MHP lideri Bahçeli'nin Tunceli'ye gittiği gün CHP lideri Kılıçdaroğlu da Diyarbakır'daydı.
Kılıçdaroğlu, Kürtlerin yüzde 80'in üzerinde destek verdiği Çözüm Süreci ile ilgili ne diyeceğini merak ettim.
2010 yılında referandum öncesi Tunceli'ye giden Kılıçdaroğlu orada, "'Hayır' deyin genel affın yolu açılsın" demişti.
Genel affı bile telaffuz eden bir siyasiden beklentimiz olması normaldi.
En azından Çözüm Süreci ile ilgili samimi cümleler kuracak beklentisindeydim.
Gerçekten samimi cümleler kurdu, hatta belki de fazla samimi(!) Israrla sürece 'karşı olmadığını' vurgulayan Kılıçdaroğlu, ancak Çözüm Sürecini başlatan AK Parti'yi en sert şekilde eleştirmeyi, taraflar arasındaki müzakereyi yerin dibine sokmayı ihmal etmedi.

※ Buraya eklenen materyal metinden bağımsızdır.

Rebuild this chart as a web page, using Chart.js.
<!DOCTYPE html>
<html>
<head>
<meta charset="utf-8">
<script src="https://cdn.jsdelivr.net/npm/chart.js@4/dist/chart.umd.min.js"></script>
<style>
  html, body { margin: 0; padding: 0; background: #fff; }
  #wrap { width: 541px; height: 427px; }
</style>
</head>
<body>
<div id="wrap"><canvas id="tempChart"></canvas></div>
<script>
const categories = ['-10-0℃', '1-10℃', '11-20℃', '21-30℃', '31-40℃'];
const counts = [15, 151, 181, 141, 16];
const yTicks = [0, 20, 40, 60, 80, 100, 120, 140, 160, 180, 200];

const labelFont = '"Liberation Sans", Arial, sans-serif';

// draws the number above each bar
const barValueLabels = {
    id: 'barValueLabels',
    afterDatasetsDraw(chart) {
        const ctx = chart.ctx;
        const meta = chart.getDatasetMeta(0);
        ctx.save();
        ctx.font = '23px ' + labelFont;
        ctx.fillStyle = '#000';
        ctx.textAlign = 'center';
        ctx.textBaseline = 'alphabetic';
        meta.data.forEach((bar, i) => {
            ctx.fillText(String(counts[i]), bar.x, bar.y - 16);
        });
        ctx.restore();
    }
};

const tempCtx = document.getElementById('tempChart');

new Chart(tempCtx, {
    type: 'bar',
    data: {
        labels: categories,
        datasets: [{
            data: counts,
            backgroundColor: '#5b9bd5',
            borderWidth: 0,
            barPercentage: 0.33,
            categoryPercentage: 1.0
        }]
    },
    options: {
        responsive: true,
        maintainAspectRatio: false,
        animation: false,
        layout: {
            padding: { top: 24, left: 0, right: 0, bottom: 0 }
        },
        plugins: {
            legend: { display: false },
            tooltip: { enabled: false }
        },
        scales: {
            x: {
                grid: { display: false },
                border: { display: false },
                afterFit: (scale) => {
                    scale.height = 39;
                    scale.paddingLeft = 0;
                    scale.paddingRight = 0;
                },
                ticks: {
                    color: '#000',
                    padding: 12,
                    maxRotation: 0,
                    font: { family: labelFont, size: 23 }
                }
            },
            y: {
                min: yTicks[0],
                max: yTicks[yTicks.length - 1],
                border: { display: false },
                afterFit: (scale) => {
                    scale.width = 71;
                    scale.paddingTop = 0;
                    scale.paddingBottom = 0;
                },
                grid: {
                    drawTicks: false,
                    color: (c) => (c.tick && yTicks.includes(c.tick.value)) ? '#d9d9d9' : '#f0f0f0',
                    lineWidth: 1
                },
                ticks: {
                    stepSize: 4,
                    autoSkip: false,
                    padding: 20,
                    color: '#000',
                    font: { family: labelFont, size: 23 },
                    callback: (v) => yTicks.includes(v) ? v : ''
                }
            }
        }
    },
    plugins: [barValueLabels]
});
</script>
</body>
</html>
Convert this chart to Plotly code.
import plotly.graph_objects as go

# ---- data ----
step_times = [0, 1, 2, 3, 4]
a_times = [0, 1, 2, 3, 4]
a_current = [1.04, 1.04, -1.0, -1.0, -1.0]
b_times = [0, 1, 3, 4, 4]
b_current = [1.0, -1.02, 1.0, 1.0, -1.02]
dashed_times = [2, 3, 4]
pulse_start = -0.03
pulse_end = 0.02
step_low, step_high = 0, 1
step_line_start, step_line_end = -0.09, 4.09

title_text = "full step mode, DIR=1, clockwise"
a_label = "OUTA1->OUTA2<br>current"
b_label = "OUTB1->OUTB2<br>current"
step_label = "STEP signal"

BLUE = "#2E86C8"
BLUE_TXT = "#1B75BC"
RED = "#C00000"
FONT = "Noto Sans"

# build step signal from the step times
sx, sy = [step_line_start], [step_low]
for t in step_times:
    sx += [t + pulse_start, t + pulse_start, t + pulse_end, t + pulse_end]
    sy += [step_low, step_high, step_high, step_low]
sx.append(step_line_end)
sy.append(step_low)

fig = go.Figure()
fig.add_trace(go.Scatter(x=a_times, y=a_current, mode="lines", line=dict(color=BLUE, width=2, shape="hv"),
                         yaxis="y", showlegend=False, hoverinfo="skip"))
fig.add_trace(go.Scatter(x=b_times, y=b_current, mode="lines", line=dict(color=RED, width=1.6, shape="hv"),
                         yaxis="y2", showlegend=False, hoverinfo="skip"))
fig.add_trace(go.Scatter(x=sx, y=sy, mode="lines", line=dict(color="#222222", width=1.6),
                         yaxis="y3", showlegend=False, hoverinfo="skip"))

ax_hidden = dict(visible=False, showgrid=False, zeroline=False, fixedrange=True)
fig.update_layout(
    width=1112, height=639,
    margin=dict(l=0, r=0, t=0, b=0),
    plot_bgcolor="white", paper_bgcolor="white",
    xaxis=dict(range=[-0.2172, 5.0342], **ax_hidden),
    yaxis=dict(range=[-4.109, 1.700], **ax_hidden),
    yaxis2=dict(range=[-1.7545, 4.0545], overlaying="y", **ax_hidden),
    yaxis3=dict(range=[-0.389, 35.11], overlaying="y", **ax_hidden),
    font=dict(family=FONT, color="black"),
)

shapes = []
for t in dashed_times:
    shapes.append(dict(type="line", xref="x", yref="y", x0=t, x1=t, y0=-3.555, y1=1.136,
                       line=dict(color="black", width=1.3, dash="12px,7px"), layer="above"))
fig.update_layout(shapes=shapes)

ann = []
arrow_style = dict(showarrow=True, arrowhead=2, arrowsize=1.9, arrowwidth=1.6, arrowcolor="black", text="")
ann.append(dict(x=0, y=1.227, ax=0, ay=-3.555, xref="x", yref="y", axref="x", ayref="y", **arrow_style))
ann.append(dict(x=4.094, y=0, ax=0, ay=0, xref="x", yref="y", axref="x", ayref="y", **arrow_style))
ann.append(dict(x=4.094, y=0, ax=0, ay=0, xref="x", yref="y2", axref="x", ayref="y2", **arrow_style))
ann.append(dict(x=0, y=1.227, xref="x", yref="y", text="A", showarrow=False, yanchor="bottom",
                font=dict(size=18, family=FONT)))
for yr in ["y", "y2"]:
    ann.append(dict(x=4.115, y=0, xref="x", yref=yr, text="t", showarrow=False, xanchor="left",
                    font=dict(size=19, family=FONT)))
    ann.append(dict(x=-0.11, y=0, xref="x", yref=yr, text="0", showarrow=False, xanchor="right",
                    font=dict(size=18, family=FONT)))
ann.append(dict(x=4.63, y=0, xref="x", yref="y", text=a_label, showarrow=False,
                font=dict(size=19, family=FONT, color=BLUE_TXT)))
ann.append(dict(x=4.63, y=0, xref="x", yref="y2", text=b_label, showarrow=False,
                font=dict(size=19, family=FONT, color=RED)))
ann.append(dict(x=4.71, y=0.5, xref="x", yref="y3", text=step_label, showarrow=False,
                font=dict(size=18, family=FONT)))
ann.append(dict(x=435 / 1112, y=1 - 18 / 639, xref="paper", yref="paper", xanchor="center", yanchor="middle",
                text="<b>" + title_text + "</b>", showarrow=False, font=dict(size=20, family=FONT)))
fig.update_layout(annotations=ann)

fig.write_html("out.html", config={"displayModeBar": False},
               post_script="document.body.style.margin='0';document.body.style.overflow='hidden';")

'Öyle ki bize oy vermediğiniz için süreci desteklemiyoruz' anlamına gelecek itirafta bile bulundu.
Haberlere göre, Diyarbakır'da STK temsilcilerinin sorularına cevap veren Kılıçdaroğlu onlara sitem ederek "Hem çözümün parçası olmamızı istiyorsunuz hem de oy vermiyorsunuz" dedi.
Tersten okuyalım. "Oy vermiyorsunuz diye biz de çözümün parçası olmuyoruz!"
Evet bu kadar net.
CHP'nin sürece karşı olmasının bundan daha kestirme açıklaması olabilir mi?
Aynı geziyle ilgili Sabah Gazetesi'nden Hüseyin Kacar'ın geçtiği bir haberdeki detayda çok ilgimi çekti.
Diyarbakır'ın Sur ilçesinde bir ayakkabı boyacısı Kılıçdaroğlu'nun önünü kesmiş. 60 yaşındaki Vahit Çetin, çözüm süreci için cesaretli olmasını ve ağırlığını koymasını istediği Kılıçdaroğlu'na "Burada başka Ankara'da başka konuşuyorsunuz. Barışı getirmek için siz de biraz çalışın" demiş.
CHP'nin barış ve huzura, kanın akmasını önleyen sürece karşı çıkmasını Vahit amca o kadar güzel özetlemiş ki üzerine laf koymak ayıp olur; "Barış için siz de biraz çalışın!"